Figure scripts:
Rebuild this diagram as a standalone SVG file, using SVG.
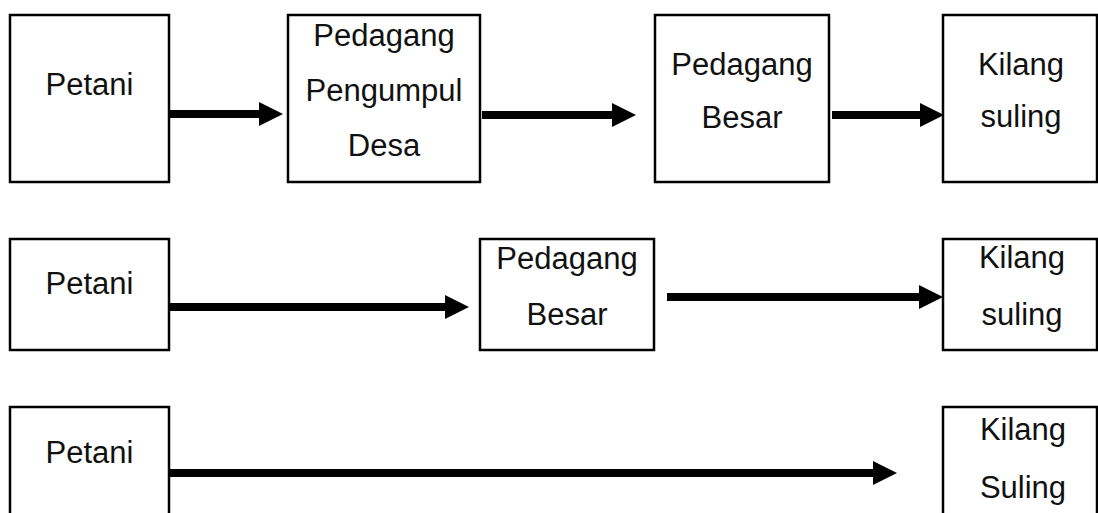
<svg xmlns="http://www.w3.org/2000/svg" width="1098" height="513" viewBox="0 0 1098 513">
<style>
.box{fill:#fff;stroke:#000;stroke-width:2.5}
.lbl{font-family:"Liberation Sans",Arial,sans-serif;font-size:31px;fill:#111;text-anchor:middle}
.conn{stroke:#000;stroke-width:8;fill:none}
</style>
<defs>
<marker id="ah" markerUnits="userSpaceOnUse" markerWidth="24" markerHeight="24" refX="0" refY="12" orient="auto" viewBox="0 0 24 24">
<path d="M0,0 L24,12 L0,24 Z" fill="#000"/>
</marker>
</defs>
<rect width="1098" height="513" fill="#fff"/>
<g id="connectors">
<line class="conn" x1="169" y1="114" x2="259" y2="114" marker-end="url(#ah)"/>
<line class="conn" x1="482" y1="115" x2="612" y2="115" marker-end="url(#ah)"/>
<line class="conn" x1="832" y1="115" x2="920" y2="115" marker-end="url(#ah)"/>
<line class="conn" x1="169" y1="307" x2="445" y2="307" marker-end="url(#ah)"/>
<line class="conn" x1="667" y1="297" x2="919" y2="297" marker-end="url(#ah)"/>
<line class="conn" x1="169" y1="473" x2="873" y2="473" marker-end="url(#ah)"/>
</g>
<g id="r1-petani"><rect class="box" x="10" y="15" width="159" height="167"/><text class="lbl" x="89.5" y="95">Petani</text></g>
<g id="r1-pengumpul"><rect class="box" x="288" y="15" width="192" height="167"/><text class="lbl" x="384" y="46">Pedagang</text><text class="lbl" x="384" y="101">Pengumpul</text><text class="lbl" x="384" y="156">Desa</text></g>
<g id="r1-besar"><rect class="box" x="655" y="15" width="174" height="167"/><text class="lbl" x="742" y="75">Pedagang</text><text class="lbl" x="742" y="128">Besar</text></g>
<g id="r1-kilang"><rect class="box" x="943" y="15" width="154" height="167"/><text class="lbl" x="1021" y="75">Kilang</text><text class="lbl" x="1021" y="127">suling</text></g>
<g id="r2-petani"><rect class="box" x="10" y="239" width="159" height="111"/><text class="lbl" x="89.5" y="294">Petani</text></g>
<g id="r2-besar"><rect class="box" x="480" y="239" width="174" height="111"/><text class="lbl" x="567" y="269">Pedagang</text><text class="lbl" x="567" y="325">Besar</text></g>
<g id="r2-kilang"><rect class="box" x="943" y="239" width="154" height="111"/><text class="lbl" x="1022" y="268">Kilang</text><text class="lbl" x="1022" y="325">suling</text></g>
<g id="r3-petani"><rect class="box" x="10" y="407" width="159" height="120"/><text class="lbl" x="89.5" y="463">Petani</text></g>
<g id="r3-kilang"><rect class="box" x="943" y="407" width="154" height="120"/><text class="lbl" x="1023" y="440">Kilang</text><text class="lbl" x="1023" y="498">Suling</text></g>
</svg>
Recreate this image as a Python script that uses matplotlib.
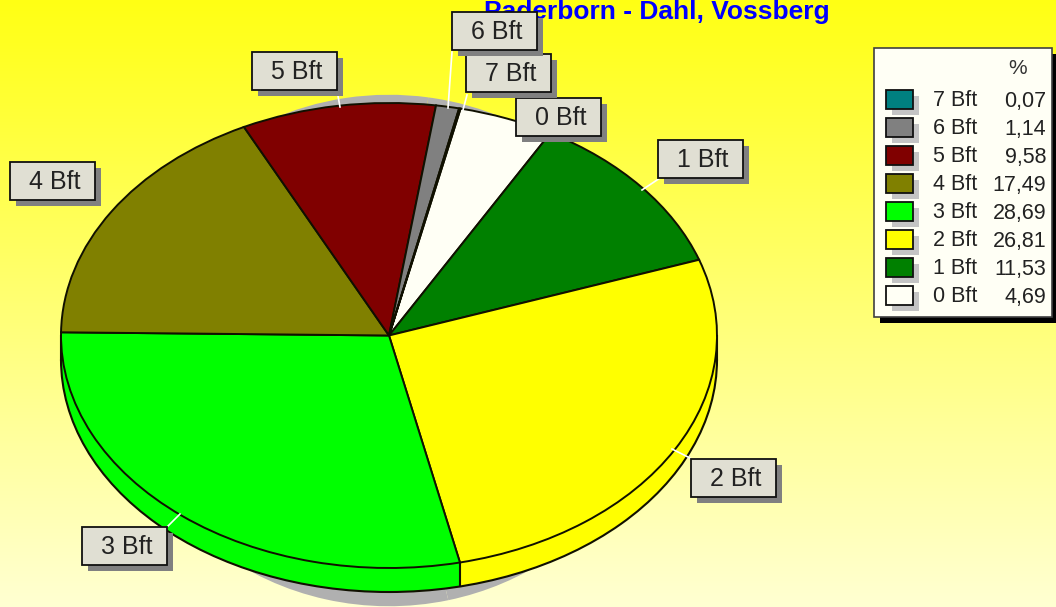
import numpy as np
import matplotlib
matplotlib.use("Agg")
import matplotlib.pyplot as plt
import matplotlib.transforms as mtrans
from matplotlib.patches import Rectangle, Arc

plt.rcParams['font.family'] = ['Liberation Sans', 'DejaVu Sans']

title = "Paderborn - Dahl, Vossberg"
categories = ["0 Bft", "1 Bft", "2 Bft", "3 Bft", "4 Bft", "5 Bft", "6 Bft", "7 Bft"]
values = [4.69, 11.53, 26.81, 28.69, 17.49, 9.58, 1.14, 0.07]
value_labels = ["4,69", "11,53", "26,81", "28,69", "17,49", "9,58", "1,14", "0,07"]
colors = ["#FFFFF5", "#008000", "#FFFF00", "#00FF00", "#808000", "#800000", "#808080", "#008080"]

W, H = 1056, 607
CX, CY, RX, RY, DEPTH = 389, 335.5, 328, 232.5, 24

fig = plt.figure(figsize=(W / 100, H / 100), dpi=100)

# background gradient
bg = fig.add_axes([0, 0, 1, 1], zorder=0)
t = np.linspace(0, 1, 256)[:, None]
blue = np.clip(20 + 190 * t, 0, 255)
img = np.dstack([np.full_like(t, 255), np.full_like(t, 255), blue]) / 255
bg.imshow(img, aspect='auto', extent=(0, 1, 0, 1))
bg.axis('off')

# pie axes: unit circle maps to the ellipse
ax = fig.add_axes([0, 0, 1, 1], zorder=1)
start = 77.4
d = DEPTH / RY


def pie(center, cols, radius=1, **kw):
    w, _ = ax.pie(values, colors=cols, startangle=start, counterclock=False,
                  center=center, radius=radius, frame=False, **kw)
    return w


# shadow: a narrower ellipse peeking out above and below the pie
shadow = pie((0, -15 / RY), ["#B0B0B0"] * len(values), radius=1.1, wedgeprops=dict(linewidth=0))
# side wall
for off in range(DEPTH, 0, -1):
    pie((0, -off / RY), colors, wedgeprops=dict(linewidth=0.6, edgecolor='none'))
ax.add_patch(Arc((0, -d), 2, 2, theta1=180, theta2=360, color='#101000', lw=1.5, zorder=3))
ax.plot([-1, -1], [0, -d], color='#101000', lw=1.5, zorder=3)
ax.plot([1, 1], [0, -d], color='#101000', lw=1.5, zorder=3)
# top
wedges = pie((0, 0), colors, wedgeprops=dict(linewidth=1.4, edgecolor='#101000', zorder=4))
for w in wedges:
    a = np.deg2rad(w.theta1)
    if np.sin(a) < 0:
        ax.plot([np.cos(a)] * 2, [np.sin(a), np.sin(a) - d], color='#101000', lw=1.5, zorder=3.5)
ax.set_aspect('auto')
ax.set_xlim(-CX / RX, (W - CX) / RX)
ax.set_ylim((CY - H) / RY, CY / RY)
ax.axis('off')
for w in shadow:
    w.set_transform(mtrans.Affine2D().scale(0.76, 1.0) + ax.transData)

# overlay in pixel coordinates
ov = fig.add_axes([0, 0, 1, 1], zorder=2)
ov.set_xlim(0, W)
ov.set_ylim(H, 0)
ov.axis('off')
ov.patch.set_alpha(0)

ov.text(657, 12, title, color='#0000FF', fontsize=19, fontweight='bold',
        ha='center', va='center', zorder=1)

# leader lines
leaders = {"0 Bft": [(530, 134), (545, 140)],
           "1 Bft": [(660, 178), (642, 190)],
           "2 Bft": [(672, 449), (690, 458)],
           "3 Bft": [(180, 514), (168, 526)],
           "5 Bft": [(338, 96), (340, 107)],
           "6 Bft": [(452, 52), (448, 108)],
           "7 Bft": [(467, 95), (463, 110)]}
for pts in leaders.values():
    xs, ys = zip(*pts)
    ov.plot(xs, ys, color='white', lw=1.2, zorder=2)

boxes = {"5 Bft": (252, 52), "4 Bft": (10, 162), "3 Bft": (82, 527), "2 Bft": (691, 459),
         "1 Bft": (658, 140), "0 Bft": (516, 98), "7 Bft": (466, 54), "6 Bft": (452, 12)}
BW, BH = 85, 38
for i, (name, (x, y)) in enumerate(boxes.items()):
    z = 3 + i
    ov.add_patch(Rectangle((x + 6, y + 6), BW, BH, fc='#808080', ec='none', zorder=z))
    ov.add_patch(Rectangle((x, y), BW, BH, fc='#E0DFD3', ec='#101010', lw=1.3, zorder=z))
    ov.text(x + 45, y + 20, name, fontsize=18, color='#222222', ha='center', va='center', zorder=z)

# legend
ov.add_patch(Rectangle((880, 54), 176, 269, fc='black', ec='none', zorder=20))
ov.add_patch(Rectangle((874, 48), 178, 269, fc='#FFFFF5', ec='#404040', lw=1.2, zorder=21))
ov.text(1018, 69, "%", fontsize=15, color='#333333', ha='center', va='center', zorder=22)
for row, i in enumerate(range(len(categories) - 1, -1, -1)):
    y = 90 + 28 * row
    ov.add_patch(Rectangle((892, y + 6), 27, 19, fc='#C4C4C4', ec='none', zorder=22))
    ov.add_patch(Rectangle((886, y), 27, 19, fc=colors[i], ec='#101010', lw=1.3, zorder=23))
    ov.text(933, y + 11, categories[i], fontsize=15.5, color='#222222', ha='left', va='center', zorder=23)
    ov.text(1046, y + 11, value_labels[i], fontsize=15.5, color='#222222', ha='right', va='center', zorder=23)

fig.savefig("out.png", dpi=100)
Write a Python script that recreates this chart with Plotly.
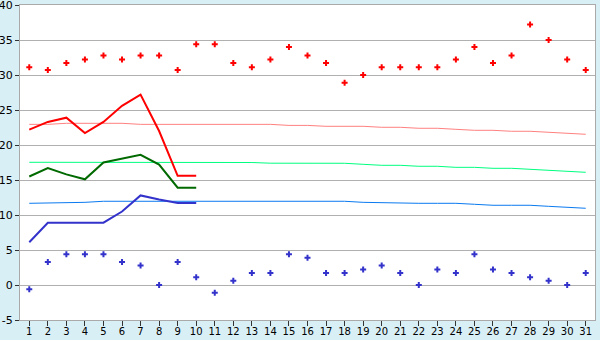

Written problem:
Review the material and copy each line in which the word "that" appears.

Written response:
Recreate this image as a Python script that uses matplotlib.
Write a Python script that recreates this chart with Plotly.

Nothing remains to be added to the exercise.